Bank statements obtained from the Pleasant Hill Volunteer Fire Department in Miller County show that $1,600 in donations was used to pay personal bills in February and March 2010. A $400 payment was made to Sears, two payments totaling $900 to Capital One Bank and two payments totaling $300 to First Premier Bank.

Pleasant Hill is one of nine member stations of Miller County Rural Volunteer Fire Department, each of which maintains its own bank accounts. Pleasant Hill and several other stations keep separate accounts for sales tax and donation money.

Pleasant Hill Chief Chuck Phillips said the payments were an honest mistake by Virginia Rouse, the station’s treasurer at the time.

Contacted at her home near Doddridge in May, Rouse said she mistakenly selected the Pleasant Hill account, rather than her personal account, when she logged on to Wells Fargo online banking to pay her bills. She and Phillips said they were unaware that the money had been paid from the donation account until earlier this year, when another firefighter raised questions about the expenditures.
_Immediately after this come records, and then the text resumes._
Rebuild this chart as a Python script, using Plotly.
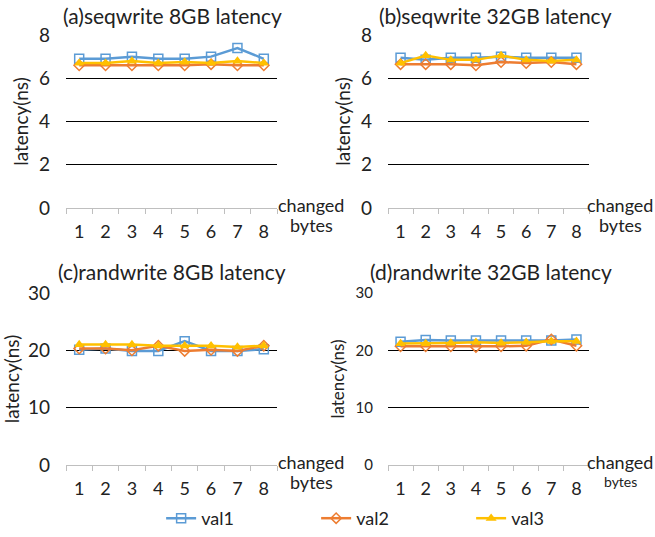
import plotly.graph_objects as go

categories = ["1", "2", "3", "4", "5", "6", "7", "8"]
series_names = ["val1", "val2", "val3"]

# (a) seqwrite 8GB
a_val1 = [6.9, 6.9, 7.0, 6.9, 6.9, 7.0, 7.4, 6.9]
a_val2 = [6.6, 6.6, 6.6, 6.6, 6.6, 6.65, 6.6, 6.6]
a_val3 = [6.7, 6.7, 6.8, 6.7, 6.75, 6.7, 6.8, 6.7]
# (b) seqwrite 32GB
b_val1 = [6.95, 6.85, 6.95, 6.95, 7.0, 6.95, 6.95, 6.95]
b_val2 = [6.65, 6.65, 6.65, 6.6, 6.75, 6.7, 6.75, 6.65]
b_val3 = [6.7, 7.05, 6.85, 6.85, 7.05, 6.85, 6.8, 6.85]
# (c) randwrite 8GB
c_val1 = [20.1, 20.3, 19.9, 19.9, 21.6, 19.9, 19.9, 20.2]
c_val2 = [20.3, 20.3, 20.0, 20.8, 19.9, 20.1, 19.9, 20.8]
c_val3 = [21.0, 21.0, 21.0, 20.8, 20.8, 20.8, 20.6, 20.8]
# (d) randwrite 32GB
d_val1 = [21.5, 21.8, 21.7, 21.7, 21.7, 21.7, 21.7, 21.9]
d_val2 = [20.7, 20.7, 20.7, 20.6, 20.7, 20.8, 21.9, 20.8]
d_val3 = [21.2, 21.2, 21.3, 21.4, 21.3, 21.4, 21.6, 21.6]

titles = ["(a)seqwrite 8GB latency", "(b)seqwrite 32GB latency",
          "(c)randwrite 8GB latency", "(d)randwrite 32GB latency"]
y_ticks_top = [0, 2, 4, 6, 8]
y_ticks_bottom = [0, 10, 20, 30]

colors = ["#5B9BD5", "#ED7D31", "#FFC000"]
symbols = ["square-open", "diamond-open", "triangle-up"]
msizes = [9, 8, 7]

panels = [
    (titles[0], [a_val1, a_val2, a_val3], "x", "y"),
    (titles[1], [b_val1, b_val2, b_val3], "x2", "y2"),
    (titles[2], [c_val1, c_val2, c_val3], "x3", "y3"),
    (titles[3], [d_val1, d_val2, d_val3], "x4", "y4"),
]

W, H = 655, 537
xdom = [(66 / W, 277 / W), (388 / W, 589 / W)]
ydom = [(1 - 208 / H, 1 - 35 / H), (1 - 465 / H, 1 - 293 / H)]

fig = go.Figure()
FONT = "Lato"
TXT = "#222222"

for pi, (title, vals, xa, ya) in enumerate(panels):
    for si in range(3):
        fig.add_trace(go.Scatter(
            x=categories, y=vals[si], name=series_names[si],
            xaxis=xa, yaxis=ya, mode="lines+markers",
            line=dict(color=colors[si], width=2.5),
            marker=dict(symbol=symbols[si], size=msizes[si], color=colors[si],
                        line=dict(width=1.5, color=colors[si])),
            showlegend=(pi == 0),
        ))

axis_common_x = dict(type="category", tickson="boundaries", ticks="outside",
                     ticklen=5, tickcolor="#BFBFBF", showline=True,
                     linecolor="#BFBFBF", linewidth=1, showgrid=False,
                     range=[-0.5, 7.5], ticklabelstandoff=7,
                     tickfont=dict(size=18, color=TXT, family=FONT),
                     fixedrange=True, automargin=False)

layout = dict(width=W, height=H, margin=dict(l=0, r=0, t=0, b=0, autoexpand=False),
              paper_bgcolor="white", plot_bgcolor="white",
              font=dict(family=FONT, color=TXT),
              legend=dict(orientation="h", x=0.246, y=0.0, xanchor="left", yanchor="bottom",
                          entrywidth=110, entrywidthmode="pixels", itemwidth=30,
                          font=dict(size=18, family=FONT, color=TXT)))

for pi in range(4):
    col = pi % 2
    row = pi // 2
    xk = "xaxis" if pi == 0 else f"xaxis{pi+1}"
    yk = "yaxis" if pi == 0 else f"yaxis{pi+1}"
    xa = "x" if pi == 0 else f"x{pi+1}"
    ya = "y" if pi == 0 else f"y{pi+1}"
    layout[xk] = dict(axis_common_x, domain=list(xdom[col]), anchor=ya)
    ticks = y_ticks_top if row == 0 else y_ticks_bottom
    small = (row == 1 and col == 1)
    layout[yk] = dict(domain=list(ydom[row]), anchor=xa, range=[0, ticks[-1]],
                      tickvals=ticks, showgrid=True, gridcolor="black", gridwidth=1.3,
                      zeroline=True, zerolinecolor="#BFBFBF", zerolinewidth=1,
                      showline=False, ticks="", ticklabelstandoff=15 if not small else 14,
                      tickfont=dict(size=19 if not small else 15, color=TXT, family=FONT),
                      title=dict(text="latency(ns)", standoff=5 if not small else 6,
                                 font=dict(size=19 if not small else 17, family=FONT, color=TXT)),
                      fixedrange=True, automargin=False)

fig.update_layout(**layout)

annots = []
title_pos = [(172, 15), (495, 15), (172, 271), (491, 271)]
for pi, (tx, ty) in enumerate(title_pos):
    annots.append(dict(text=titles[pi], x=tx / W, y=1 - ty / H, xref="paper", yref="paper",
                       showarrow=False, xanchor="center", yanchor="middle",
                       font=dict(size=21, family=FONT, color=TXT)))
cb_pos = [(311, 205, 225, 18), (620, 205, 225, 18), (311, 462, 482, 18), (620, 462, 481, 14)]
for (cx, y1, y2, bs) in cb_pos:
    annots.append(dict(text="changed", x=cx / W, y=1 - y1 / H, xref="paper", yref="paper",
                       showarrow=False, xanchor="center", yanchor="middle",
                       font=dict(size=18, family=FONT, color=TXT)))
    annots.append(dict(text="bytes", x=cx / W, y=1 - y2 / H, xref="paper", yref="paper",
                       showarrow=False, xanchor="center", yanchor="middle",
                       font=dict(size=bs, family=FONT, color=TXT)))
fig.update_layout(annotations=annots)

fig.write_html("out.html")
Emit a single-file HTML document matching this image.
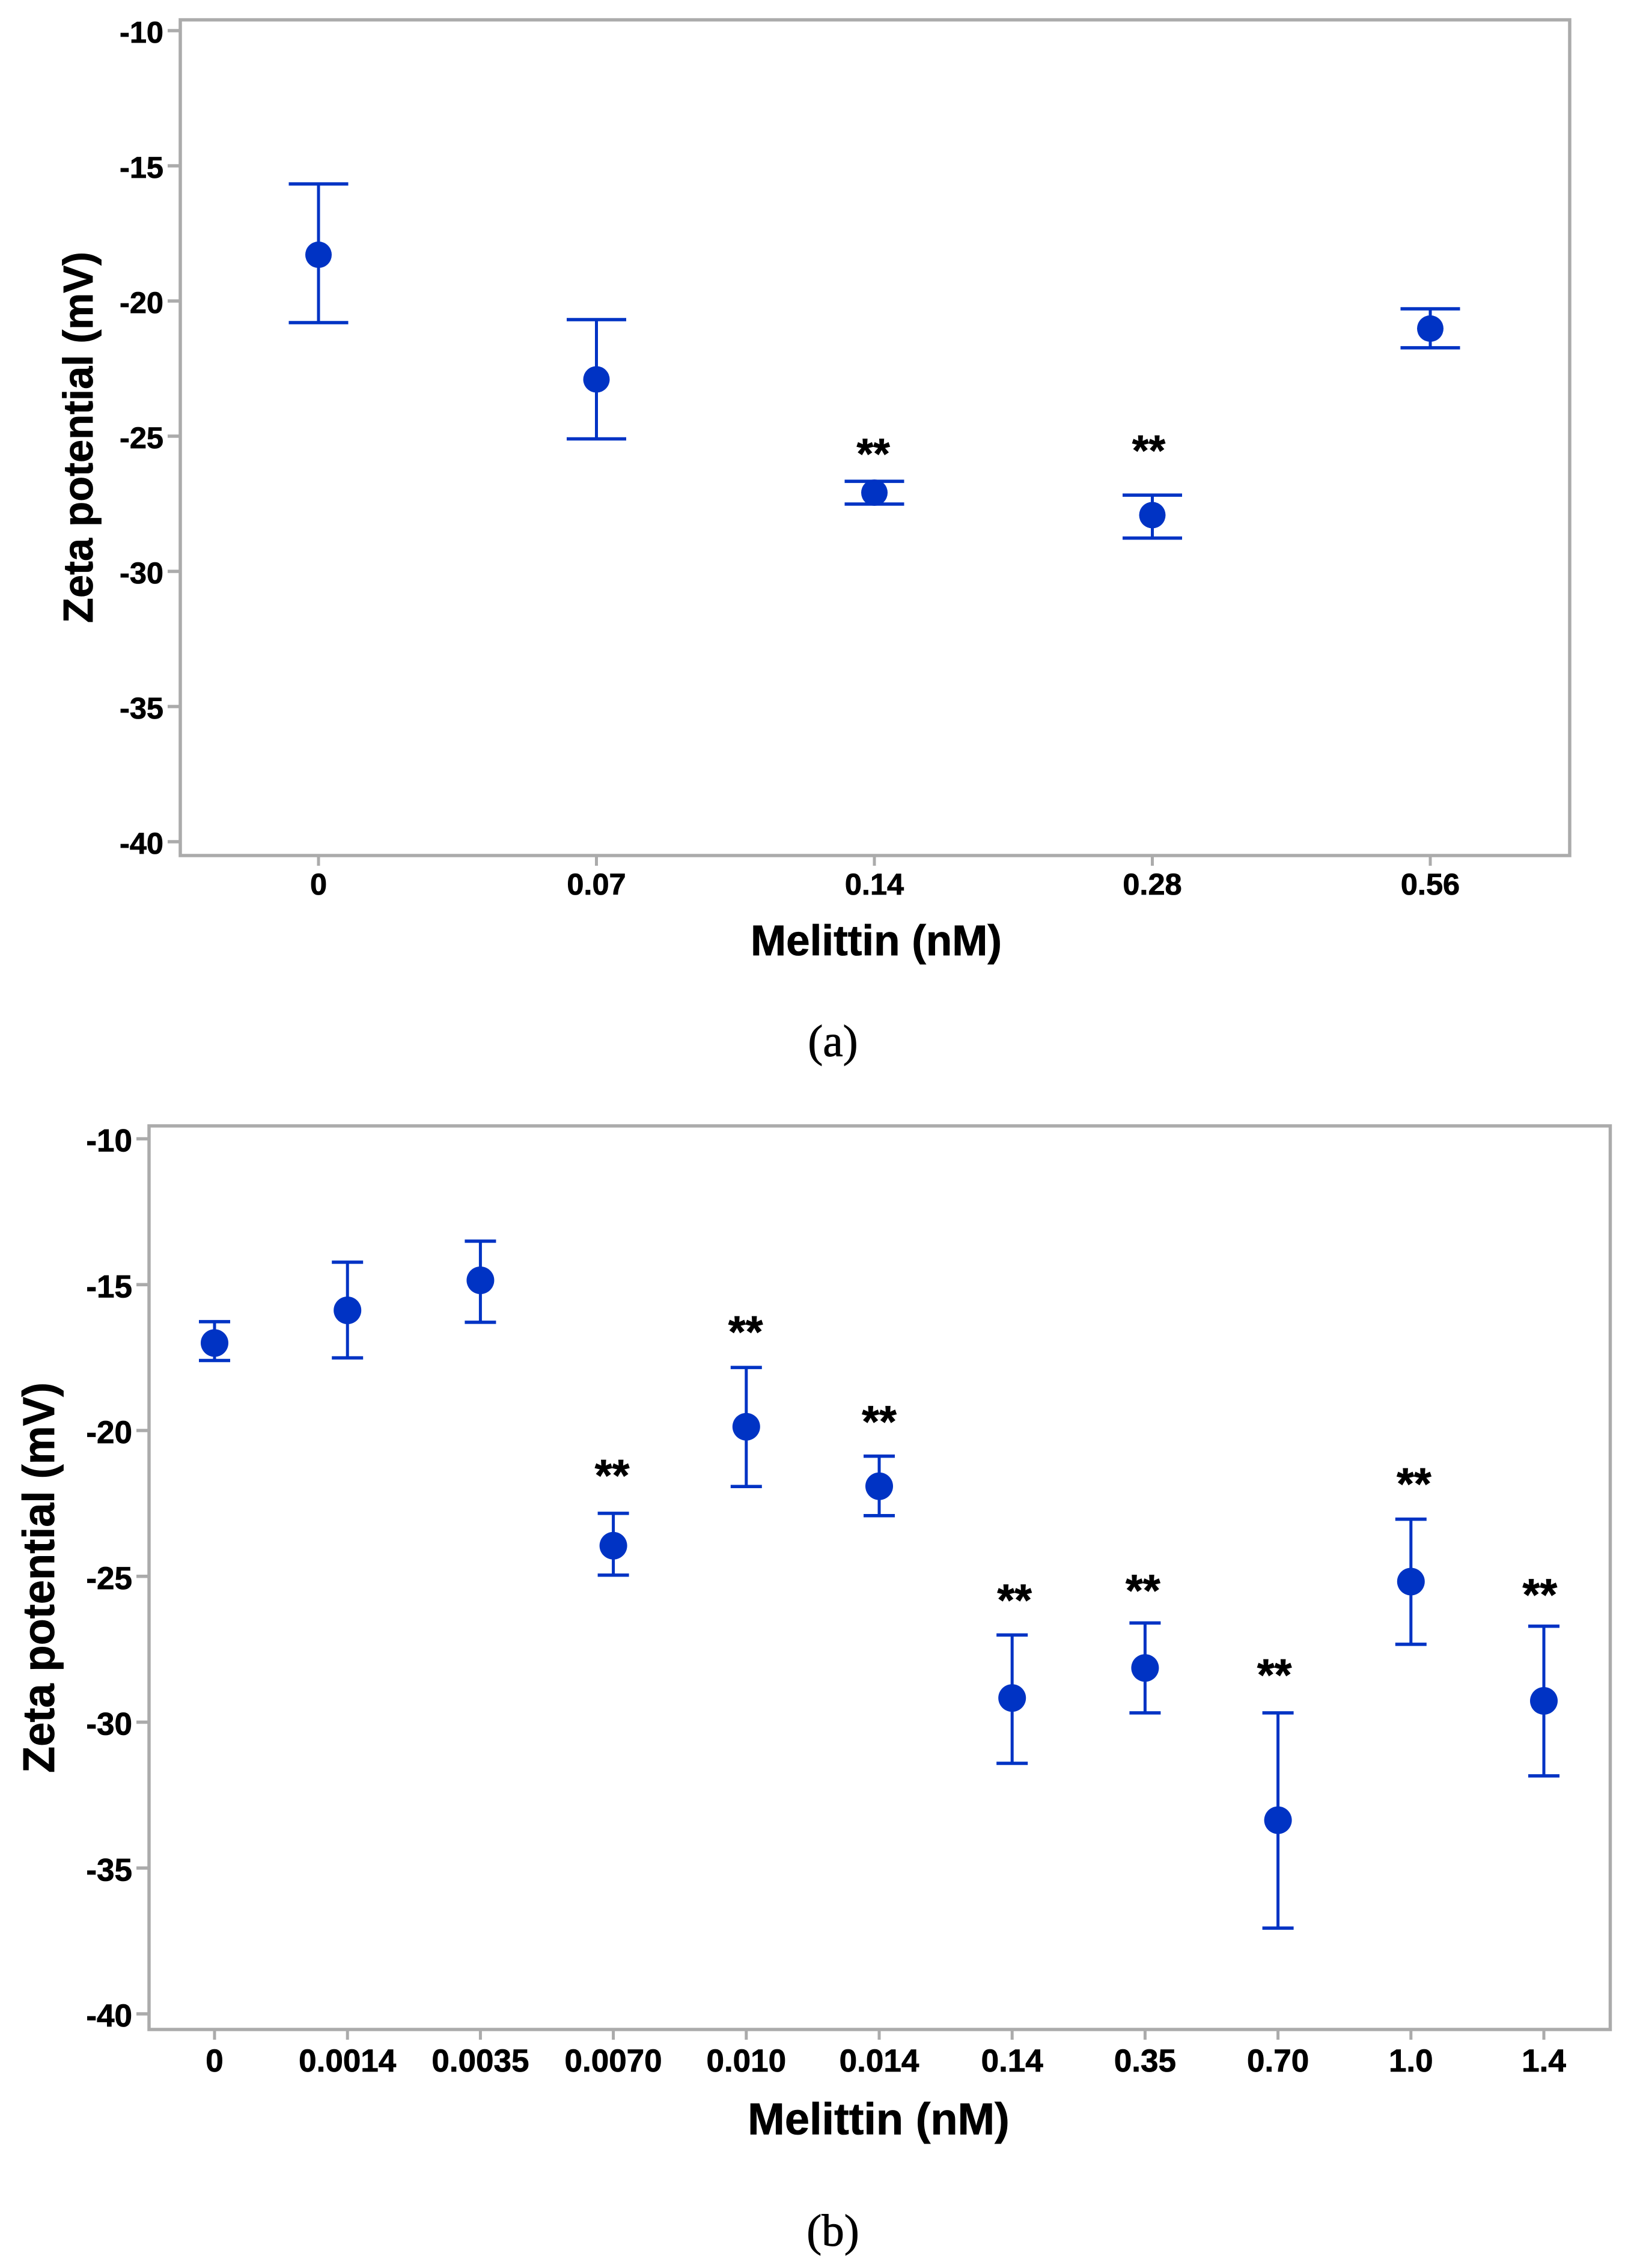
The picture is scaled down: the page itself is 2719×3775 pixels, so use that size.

“If Carl Nelson hadn’t been sticking his nose where it didn’t belong, we wouldn’t have found out about it,” Phillips said.

Nelson, assistant chief of Genoa VFD and a member of Pleasant Hill, said he became suspicious about the department’s donation account when he was told that it contained a balance of just $80.12.

Further examination of bank records showed the payments to Sears, Capital One and First Premier Bank.

“That all looked like some sort of fraud to me,” Nelson said.

Nelson said he was also concerned by a $3,011 check drawn on Pleasant Hill’s account that bounced twice in March 2010 before enough money was deposited for it to go through.

The payment, as well as an additional $785 drawn on the account in March, was made to Auto Xpressions, Phillips’ detail shop on New Boston Road. The payment was for a lift kit and wench mount on an emergency vehicle recently purchased by Pleasant Hill.

The upgrades were covered by the department’s share of county sales tax funding. However, Phillips said they were paid through his donation account, because Pleasant HIll’s tax account was being audited by Miller County Rural VFD recorder/treasurer Sue Green.

Phillips said his business had a “lot of money tied up in” the EMS truck and needed the payments immediately.

“I had to replenish my (Auto Xpressions) account,” Phillips said. “I couldn’t wait 30 days.”

Nelson said he took the bank records to members of the Miller County Rural’s governing board and then to law enforcement, at which point Phillips said he was made aware of the missing funds.

“I’m a real good manager … but I’m a terrible bookkeeper,” Phillips said.

Phillips and Rouse both say she repaid the $1,600 in May. Phillips said he has been out of town on business for several weeks and unable to access the department’s bank records.

He said he would provide the Gazette with a copy of the records showing the repayment Monday.